All of the lines below are to be printed again exactly; images are excluded from the output.

------ DATA SEGMENT

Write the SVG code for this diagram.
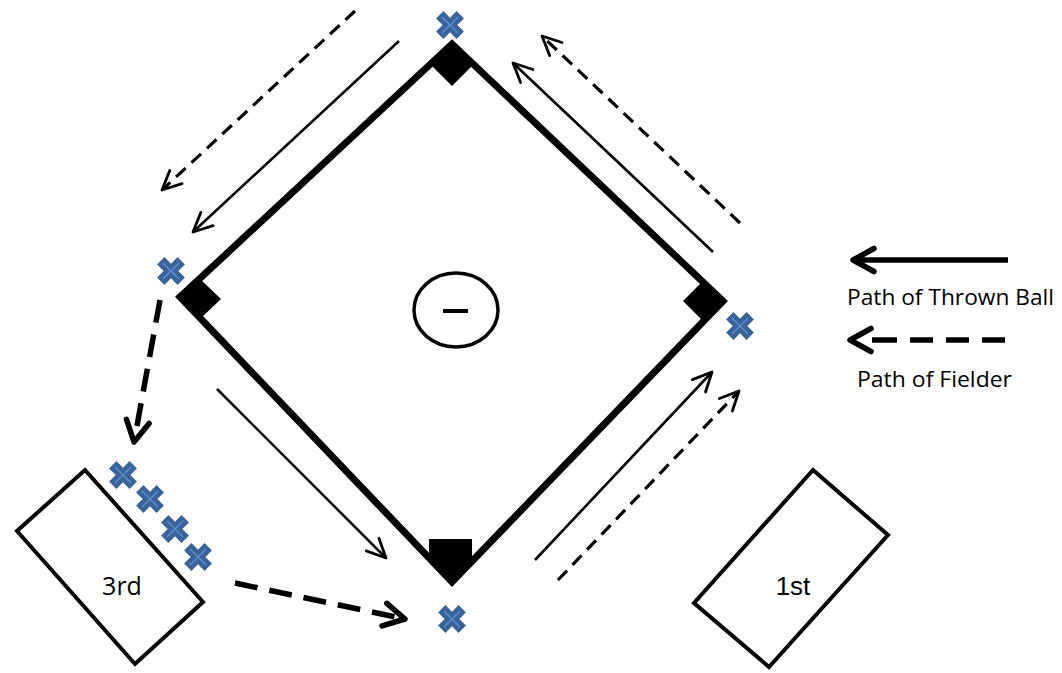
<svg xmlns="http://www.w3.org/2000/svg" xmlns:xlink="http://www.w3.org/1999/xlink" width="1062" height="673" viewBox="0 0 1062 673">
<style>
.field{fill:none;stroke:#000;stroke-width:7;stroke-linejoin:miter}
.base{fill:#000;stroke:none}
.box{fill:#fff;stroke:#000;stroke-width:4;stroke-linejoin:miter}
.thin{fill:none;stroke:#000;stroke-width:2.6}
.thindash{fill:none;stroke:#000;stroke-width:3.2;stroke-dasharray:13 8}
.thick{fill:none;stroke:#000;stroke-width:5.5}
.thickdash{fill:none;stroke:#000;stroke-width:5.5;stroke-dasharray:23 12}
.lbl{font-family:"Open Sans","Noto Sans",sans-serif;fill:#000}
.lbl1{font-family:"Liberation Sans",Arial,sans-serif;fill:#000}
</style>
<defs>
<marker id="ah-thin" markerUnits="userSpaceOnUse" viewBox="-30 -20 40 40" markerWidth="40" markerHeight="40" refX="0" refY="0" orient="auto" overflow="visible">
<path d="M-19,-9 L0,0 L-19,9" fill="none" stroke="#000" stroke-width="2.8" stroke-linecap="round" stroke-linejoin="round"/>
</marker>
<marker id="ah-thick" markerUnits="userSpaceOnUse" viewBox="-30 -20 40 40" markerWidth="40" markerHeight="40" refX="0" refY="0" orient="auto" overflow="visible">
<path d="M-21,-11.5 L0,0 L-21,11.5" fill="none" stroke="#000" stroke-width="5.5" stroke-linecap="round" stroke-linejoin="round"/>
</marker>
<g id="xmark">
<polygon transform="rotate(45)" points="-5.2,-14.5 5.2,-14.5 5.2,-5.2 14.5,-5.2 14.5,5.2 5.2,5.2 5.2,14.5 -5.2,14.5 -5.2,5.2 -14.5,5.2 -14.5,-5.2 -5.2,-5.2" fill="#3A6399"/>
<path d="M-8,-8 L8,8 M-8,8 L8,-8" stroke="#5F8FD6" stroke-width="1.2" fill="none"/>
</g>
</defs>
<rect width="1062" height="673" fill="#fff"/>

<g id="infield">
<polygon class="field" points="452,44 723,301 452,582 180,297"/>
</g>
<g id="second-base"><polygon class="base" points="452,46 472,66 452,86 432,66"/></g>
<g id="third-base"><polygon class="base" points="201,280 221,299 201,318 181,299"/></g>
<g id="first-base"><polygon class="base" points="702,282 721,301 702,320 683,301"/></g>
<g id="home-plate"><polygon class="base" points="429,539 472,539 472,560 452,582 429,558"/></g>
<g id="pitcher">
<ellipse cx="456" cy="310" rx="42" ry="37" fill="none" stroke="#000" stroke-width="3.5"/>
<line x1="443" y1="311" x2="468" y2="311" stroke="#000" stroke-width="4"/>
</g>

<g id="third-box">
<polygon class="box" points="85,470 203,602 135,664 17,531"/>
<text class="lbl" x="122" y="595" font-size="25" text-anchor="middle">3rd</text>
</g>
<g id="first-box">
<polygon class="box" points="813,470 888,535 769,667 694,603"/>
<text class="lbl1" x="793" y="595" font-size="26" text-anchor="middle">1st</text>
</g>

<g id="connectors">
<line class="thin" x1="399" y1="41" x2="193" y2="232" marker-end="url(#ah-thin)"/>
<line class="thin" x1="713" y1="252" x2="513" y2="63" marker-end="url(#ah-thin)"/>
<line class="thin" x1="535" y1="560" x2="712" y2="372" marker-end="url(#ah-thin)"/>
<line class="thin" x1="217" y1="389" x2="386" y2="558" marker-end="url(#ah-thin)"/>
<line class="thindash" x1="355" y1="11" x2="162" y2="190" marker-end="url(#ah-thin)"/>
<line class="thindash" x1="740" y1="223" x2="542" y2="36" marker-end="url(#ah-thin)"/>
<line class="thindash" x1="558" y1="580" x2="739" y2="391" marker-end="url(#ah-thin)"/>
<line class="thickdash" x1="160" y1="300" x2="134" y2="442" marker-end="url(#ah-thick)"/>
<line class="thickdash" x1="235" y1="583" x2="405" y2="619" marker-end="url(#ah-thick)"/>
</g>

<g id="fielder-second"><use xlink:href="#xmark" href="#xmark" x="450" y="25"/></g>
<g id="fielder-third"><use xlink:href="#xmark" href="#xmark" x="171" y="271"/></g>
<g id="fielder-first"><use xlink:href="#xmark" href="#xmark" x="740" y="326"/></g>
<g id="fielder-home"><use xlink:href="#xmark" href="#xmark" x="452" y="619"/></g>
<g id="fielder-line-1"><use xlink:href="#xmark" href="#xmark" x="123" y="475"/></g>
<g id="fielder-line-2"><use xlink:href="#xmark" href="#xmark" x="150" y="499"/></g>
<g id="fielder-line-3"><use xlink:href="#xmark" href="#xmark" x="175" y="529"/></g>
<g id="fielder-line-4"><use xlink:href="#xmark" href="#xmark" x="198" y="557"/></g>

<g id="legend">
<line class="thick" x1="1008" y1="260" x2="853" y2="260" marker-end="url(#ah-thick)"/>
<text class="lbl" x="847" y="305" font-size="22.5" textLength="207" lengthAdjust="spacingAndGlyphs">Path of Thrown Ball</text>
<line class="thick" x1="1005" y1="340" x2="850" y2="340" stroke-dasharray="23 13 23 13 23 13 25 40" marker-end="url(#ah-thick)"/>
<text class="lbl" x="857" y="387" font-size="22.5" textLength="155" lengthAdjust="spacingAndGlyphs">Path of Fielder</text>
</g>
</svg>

------------

**FINISHED TASK**
Write the SVG code for this diagram.
<svg xmlns="http://www.w3.org/2000/svg" xmlns:xlink="http://www.w3.org/1999/xlink" width="1062" height="673" viewBox="0 0 1062 673">
<style>
.field{fill:none;stroke:#000;stroke-width:7;stroke-linejoin:miter}
.base{fill:#000;stroke:none}
.box{fill:#fff;stroke:#000;stroke-width:4;stroke-linejoin:miter}
.thin{fill:none;stroke:#000;stroke-width:2.6}
.thindash{fill:none;stroke:#000;stroke-width:3.2;stroke-dasharray:13 8}
.thick{fill:none;stroke:#000;stroke-width:5.5}
.thickdash{fill:none;stroke:#000;stroke-width:5.5;stroke-dasharray:23 12}
.lbl{font-family:"Open Sans","Noto Sans",sans-serif;fill:#000}
.lbl1{font-family:"Liberation Sans",Arial,sans-serif;fill:#000}
</style>
<defs>
<marker id="ah-thin" markerUnits="userSpaceOnUse" viewBox="-30 -20 40 40" markerWidth="40" markerHeight="40" refX="0" refY="0" orient="auto" overflow="visible">
<path d="M-19,-9 L0,0 L-19,9" fill="none" stroke="#000" stroke-width="2.8" stroke-linecap="round" stroke-linejoin="round"/>
</marker>
<marker id="ah-thick" markerUnits="userSpaceOnUse" viewBox="-30 -20 40 40" markerWidth="40" markerHeight="40" refX="0" refY="0" orient="auto" overflow="visible">
<path d="M-21,-11.5 L0,0 L-21,11.5" fill="none" stroke="#000" stroke-width="5.5" stroke-linecap="round" stroke-linejoin="round"/>
</marker>
<g id="xmark">
<polygon transform="rotate(45)" points="-5.2,-14.5 5.2,-14.5 5.2,-5.2 14.5,-5.2 14.5,5.2 5.2,5.2 5.2,14.5 -5.2,14.5 -5.2,5.2 -14.5,5.2 -14.5,-5.2 -5.2,-5.2" fill="#3A6399"/>
<path d="M-8,-8 L8,8 M-8,8 L8,-8" stroke="#5F8FD6" stroke-width="1.2" fill="none"/>
</g>
</defs>
<rect width="1062" height="673" fill="#fff"/>

<g id="infield">
<polygon class="field" points="452,44 723,301 452,582 180,297"/>
</g>
<g id="second-base"><polygon class="base" points="452,46 472,66 452,86 432,66"/></g>
<g id="third-base"><polygon class="base" points="201,280 221,299 201,318 181,299"/></g>
<g id="first-base"><polygon class="base" points="702,282 721,301 702,320 683,301"/></g>
<g id="home-plate"><polygon class="base" points="429,539 472,539 472,560 452,582 429,558"/></g>
<g id="pitcher">
<ellipse cx="456" cy="310" rx="42" ry="37" fill="none" stroke="#000" stroke-width="3.5"/>
<line x1="443" y1="311" x2="468" y2="311" stroke="#000" stroke-width="4"/>
</g>

<g id="third-box">
<polygon class="box" points="85,470 203,602 135,664 17,531"/>
<text class="lbl" x="122" y="595" font-size="25" text-anchor="middle">3rd</text>
</g>
<g id="first-box">
<polygon class="box" points="813,470 888,535 769,667 694,603"/>
<text class="lbl1" x="793" y="595" font-size="26" text-anchor="middle">1st</text>
</g>

<g id="connectors">
<line class="thin" x1="399" y1="41" x2="193" y2="232" marker-end="url(#ah-thin)"/>
<line class="thin" x1="713" y1="252" x2="513" y2="63" marker-end="url(#ah-thin)"/>
<line class="thin" x1="535" y1="560" x2="712" y2="372" marker-end="url(#ah-thin)"/>
<line class="thin" x1="217" y1="389" x2="386" y2="558" marker-end="url(#ah-thin)"/>
<line class="thindash" x1="355" y1="11" x2="162" y2="190" marker-end="url(#ah-thin)"/>
<line class="thindash" x1="740" y1="223" x2="542" y2="36" marker-end="url(#ah-thin)"/>
<line class="thindash" x1="558" y1="580" x2="739" y2="391" marker-end="url(#ah-thin)"/>
<line class="thickdash" x1="160" y1="300" x2="134" y2="442" marker-end="url(#ah-thick)"/>
<line class="thickdash" x1="235" y1="583" x2="405" y2="619" marker-end="url(#ah-thick)"/>
</g>

<g id="fielder-second"><use xlink:href="#xmark" href="#xmark" x="450" y="25"/></g>
<g id="fielder-third"><use xlink:href="#xmark" href="#xmark" x="171" y="271"/></g>
<g id="fielder-first"><use xlink:href="#xmark" href="#xmark" x="740" y="326"/></g>
<g id="fielder-home"><use xlink:href="#xmark" href="#xmark" x="452" y="619"/></g>
<g id="fielder-line-1"><use xlink:href="#xmark" href="#xmark" x="123" y="475"/></g>
<g id="fielder-line-2"><use xlink:href="#xmark" href="#xmark" x="150" y="499"/></g>
<g id="fielder-line-3"><use xlink:href="#xmark" href="#xmark" x="175" y="529"/></g>
<g id="fielder-line-4"><use xlink:href="#xmark" href="#xmark" x="198" y="557"/></g>

<g id="legend">
<line class="thick" x1="1008" y1="260" x2="853" y2="260" marker-end="url(#ah-thick)"/>
<text class="lbl" x="847" y="305" font-size="22.5" textLength="207" lengthAdjust="spacingAndGlyphs">Path of Thrown Ball</text>
<line class="thick" x1="1005" y1="340" x2="850" y2="340" stroke-dasharray="23 13 23 13 23 13 25 40" marker-end="url(#ah-thick)"/>
<text class="lbl" x="857" y="387" font-size="22.5" textLength="155" lengthAdjust="spacingAndGlyphs">Path of Fielder</text>
</g>
</svg>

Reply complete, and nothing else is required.